چكيده به لاتين
In this study, the production of colloidal alloy NPs of gold-silver (Ag-Au) and copper-silver (Ag-Cu) has been experimentally studied. For this purpose, in the first stage, colloidal NPs of Au, Ag, and Cu are separately produced using laser ablation method with Nd: YAG pulsed laser in distilled water, and in the second stage, specific volumes of these colloidal NPs are combined and post-irradiated by laser pulses to produce alloy NPs. In this thesis, the effect of post-irradiation time and external electric field on the properties of alloy NPs has been investigated, and the produced NPs have been studied in terms of size, shape, and optical properties.

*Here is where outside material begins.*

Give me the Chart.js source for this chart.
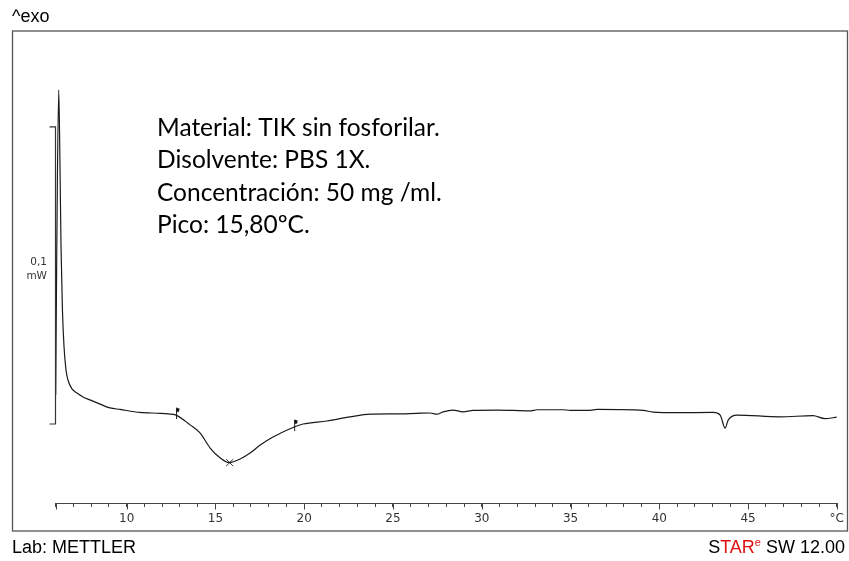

The results of this study show that by adjusting the laser parameters such as fluence and pulse number, along with combining NPs with specific concentrations, Ag-Au and Ag-Cu alloy NPs could be produced through the irradiation of a specific combination of Au/Ag and Cu/Ag NPs, respectively. Moreover, applying an external electric field in the production process of alloy NPs significantly affects plasmonic properties and the size of NPs. Specifically, its application in the production process of Ag-Au alloy NPs has decreased the alloying time (i.e., decreased the number of pulses). The results of electron microscope images also confirm a decrease in the average size and the dispersion of the size distribution of Ag-Au and Ag-Cu alloy NPs in the presence of an electric field. In addition, UV-Vis spectroscopy results illustrate that applying an electric field blue-shifts the plasmon wavelength of the alloy NPs, while the plasmon wavelength of Ag-Au and Ag-Cu alloy NPs in the visible region can be tuned by adjusting the applied electric field. Furthermore, the alloying of Cu NPs with Ag prevent their rapid oxidation. Finally, the results in this thesis indicate that Ag-Cu alloy NPs are more stable compared with Cu NPs and are likely to have higher resistance to oxidation over time.